In 1981, Lawry Hanafin, a descendant of James, opened a photography shop in the building, continuing the legacy. Hanafin operated his store from the building for thirty years until it was destroyed in the 2011 Christchurch earthquake, and watched as it was demolished.

Hanafin reopened his one-hour photography store in Westfield Riccarton mall. After 42 years, Hanafin closed his business on 21 June 2023 due to rising costs and a change in consumer demand. Loyal customers reportedly flew down to Christchurch to visit the store before it closed.

=== Earthquake damage and demolition ===
The Fisher's Building was severely damaged in the 2011 Christchurch earthquake; the top floor had lost much of its façade, with rubble destroying the verandah below. Despite having been taken care of and strengthened over its lifetime, as a brick and concrete heritage building, it did not survive the intensity of the earthquake. It was demolished in July 2011.
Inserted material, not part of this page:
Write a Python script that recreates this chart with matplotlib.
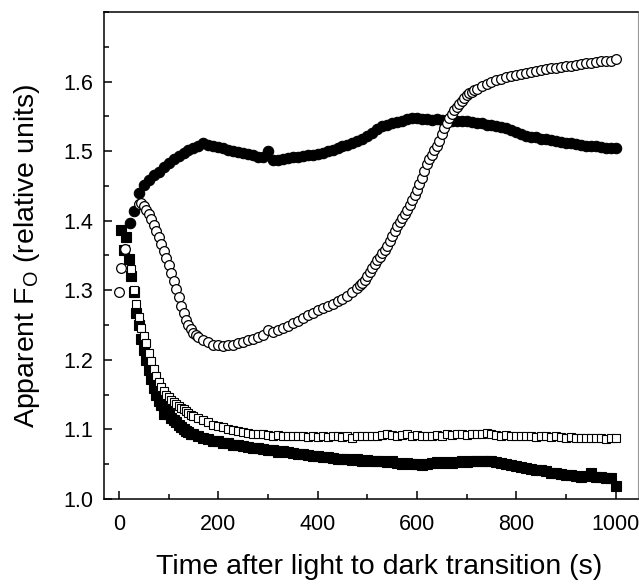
import numpy as np
import matplotlib
matplotlib.use('Agg')
from matplotlib import pyplot as plt
from matplotlib.ticker import MultipleLocator

plt.rcParams['font.family'] = ['Liberation Sans', 'DejaVu Sans']
plt.rcParams['mathtext.default'] = 'regular'

# filled circles
fc_time = np.concatenate([[22, 31], np.arange(40, 1001, 10)])
fc_vals = [1.396, 1.414, 1.440, 1.452, 1.458, 1.465, 1.470, 1.477, 1.483, 1.488,
           1.493, 1.497, 1.501, 1.505, 1.508, 1.511, 1.509, 1.507, 1.506, 1.504,
           1.502, 1.500, 1.499, 1.498, 1.496, 1.494, 1.492, 1.491, 1.500, 1.487,
           1.487, 1.489, 1.490, 1.491, 1.492, 1.493, 1.494, 1.495, 1.496, 1.498,
           1.500, 1.502, 1.505, 1.507, 1.509, 1.512, 1.515, 1.518, 1.522, 1.526,
           1.532, 1.536, 1.538, 1.540, 1.542, 1.544, 1.546, 1.547, 1.547, 1.546,
           1.546, 1.545, 1.546, 1.545, 1.545, 1.544, 1.544, 1.543, 1.543, 1.542,
           1.541, 1.540, 1.538, 1.537, 1.536, 1.535, 1.533, 1.530, 1.527, 1.524,
           1.522, 1.521, 1.520, 1.518, 1.517, 1.516, 1.515, 1.513, 1.512, 1.511,
           1.510, 1.509, 1.508, 1.508, 1.507, 1.506, 1.505, 1.504, 1.504]

# open circles
oc_time = np.concatenate([[0, 4, 13], np.arange(40, 161, 5), np.arange(170, 471, 10),
                          np.arange(480, 721, 5), np.arange(730, 1001, 10)])
oc_vals = [1.297, 1.332, 1.360,
           1.424, 1.425,
           1.421, 1.415, 1.409, 1.402, 1.394, 1.385, 1.376, 1.366, 1.356, 1.346,
           1.336, 1.325, 1.314, 1.302, 1.290, 1.278, 1.268, 1.258, 1.250, 1.244,
           1.239, 1.236, 1.233,
           1.229, 1.225, 1.222, 1.221, 1.220, 1.221, 1.222, 1.224, 1.225, 1.228,
           1.230, 1.233, 1.236, 1.243, 1.240, 1.243, 1.246, 1.249, 1.253, 1.256,
           1.260, 1.264, 1.268, 1.272, 1.275, 1.278, 1.281, 1.284, 1.288, 1.292,
           1.298,
           1.303, 1.307, 1.311, 1.315, 1.320, 1.326, 1.332, 1.338, 1.343, 1.348,
           1.353, 1.358, 1.364, 1.371, 1.378, 1.385, 1.392, 1.398, 1.404, 1.410,
           1.416, 1.423, 1.430, 1.437, 1.444, 1.453, 1.462, 1.472, 1.482, 1.489,
           1.495, 1.501, 1.507, 1.515, 1.524, 1.533, 1.541, 1.548, 1.553, 1.559,
           1.564, 1.568, 1.572, 1.576, 1.580, 1.583, 1.585, 1.588, 1.590,
           1.594, 1.597, 1.600, 1.602, 1.604, 1.606, 1.608, 1.609, 1.611, 1.612,
           1.614, 1.615, 1.617, 1.618, 1.619, 1.620, 1.621, 1.622, 1.623, 1.624,
           1.625, 1.626, 1.627, 1.628, 1.629, 1.629, 1.630, 1.632]

# open squares
os_time = np.concatenate([np.arange(25, 151, 5), np.arange(160, 1001, 10)])
os_vals = [1.330, 1.300, 1.280, 1.262, 1.246, 1.234, 1.224, 1.210, 1.198, 1.187,
           1.177, 1.168, 1.161, 1.155, 1.150, 1.146, 1.143, 1.140, 1.137, 1.134,
           1.131, 1.129, 1.127, 1.124, 1.121, 1.119,
           1.116, 1.113, 1.110, 1.107, 1.105, 1.103, 1.101, 1.099, 1.098, 1.097,
           1.095, 1.094, 1.093, 1.093, 1.092, 1.091, 1.092, 1.090, 1.091, 1.090,
           1.091, 1.090, 1.089, 1.090, 1.089, 1.090, 1.089, 1.090, 1.091, 1.089,
           1.090, 1.088, 1.090, 1.090, 1.090, 1.091, 1.091, 1.092, 1.093, 1.092,
           1.091, 1.092, 1.093, 1.091, 1.092, 1.091, 1.090, 1.091, 1.092, 1.091,
           1.093, 1.092, 1.094, 1.093, 1.092, 1.094, 1.093, 1.094, 1.095, 1.093,
           1.092, 1.091, 1.092, 1.091, 1.090, 1.090, 1.091, 1.090, 1.089, 1.091,
           1.090, 1.089, 1.090, 1.089, 1.088, 1.089, 1.088, 1.087, 1.088, 1.087,
           1.088, 1.087, 1.086, 1.087, 1.087]

# filled squares
fs_time = np.concatenate([np.arange(5, 151, 5), np.arange(160, 1001, 10)])
fs_vals = [1.386, 1.358, 1.377, 1.345, 1.320, 1.298, 1.268, 1.250, 1.230, 1.214,
           1.200, 1.185, 1.172, 1.160, 1.150, 1.141, 1.135, 1.122, 1.128, 1.122,
           1.117, 1.113, 1.110, 1.106, 1.103, 1.100, 1.098, 1.096, 1.094, 1.093,
           1.090, 1.088, 1.086, 1.084, 1.083, 1.081, 1.080, 1.078, 1.077, 1.076,
           1.075, 1.074, 1.073, 1.072, 1.071, 1.070, 1.068, 1.069, 1.068, 1.066,
           1.065, 1.064, 1.063, 1.062, 1.062, 1.061, 1.060, 1.059, 1.058, 1.058,
           1.057, 1.056, 1.057, 1.055, 1.056, 1.054, 1.055, 1.054, 1.053, 1.054,
           1.052, 1.051, 1.052, 1.050, 1.051, 1.049, 1.050, 1.052, 1.053, 1.052,
           1.053, 1.052, 1.053, 1.054, 1.053, 1.054, 1.055, 1.054, 1.055, 1.055,
           1.053, 1.052, 1.051, 1.049, 1.047, 1.046, 1.044, 1.043, 1.042, 1.041,
           1.040, 1.038, 1.037, 1.036, 1.035, 1.034, 1.033, 1.032, 1.033, 1.038,
           1.032, 1.031, 1.030, 1.030, 1.018]

fig = plt.figure(figsize=(6.39, 5.85), dpi=100)
ax = fig.add_axes([0.1628, 0.147, 0.8357, 0.8325])

ax.plot(fs_time, fs_vals, 's', ms=6.5, mfc='black', mec='black', mew=0.8, zorder=2)
ax.plot(os_time, os_vals, 's', ms=6, mfc='white', mec='black', mew=0.8, zorder=3)
ax.plot(fc_time, fc_vals, 'o', ms=7.5, mfc='black', mec='black', mew=0.8, zorder=4)
ax.plot(oc_time, oc_vals, 'o', ms=7, mfc='white', mec='black', mew=0.9, zorder=5)

ax.set_xlim(-30, 1045)
ax.set_ylim(1.0, 1.7)
ax.xaxis.set_major_locator(MultipleLocator(200))
ax.xaxis.set_minor_locator(MultipleLocator(100))
ax.yaxis.set_minor_locator(MultipleLocator(0.05))
ax.set_yticks([1.0, 1.1, 1.2, 1.3, 1.4, 1.5, 1.6])
ax.set_yticklabels(['1.0', '1.1', '1.2', '1.3', '1.4', '1.5', '1.6'])

ax.tick_params(which='both', direction='in', top=False, right=False, width=1.1)
ax.tick_params(which='major', length=6, labelsize=15.5)
ax.tick_params(which='minor', length=3.5)
ax.tick_params(axis='x', which='major', pad=11)
ax.tick_params(axis='y', which='major', pad=8)

for side in ['left', 'bottom', 'top']:
    ax.spines[side].set_linewidth(1.1)
ax.spines['right'].set_linewidth(0.8)
ax.spines['right'].set_color('0.6')

ax.set_xlabel('Time after light to dark transition (s)', fontsize=20.5, va='top')
ax.set_ylabel('Apparent F$_{O}$ (relative units)', fontsize=20.5)
ax.xaxis.set_label_coords(0.515, -0.112)
ax.yaxis.set_label_coords(-0.116, 0.5)

fig.savefig('out.png', dpi=100)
At the time of demolition, it was the last surviving building designed by Armson which had been constructed on Hereford Street, which once had several buildings designed by him. The land was used as car parking space until 2024, when a local developer announced that a new retail building would be constructed on the same site. Construction began in 2025, with the new building featuring a similar triangular shape; the space was acquired by The North Face and was officially opened on 18 July 2026 in a grand opening attended by Jossi Wells.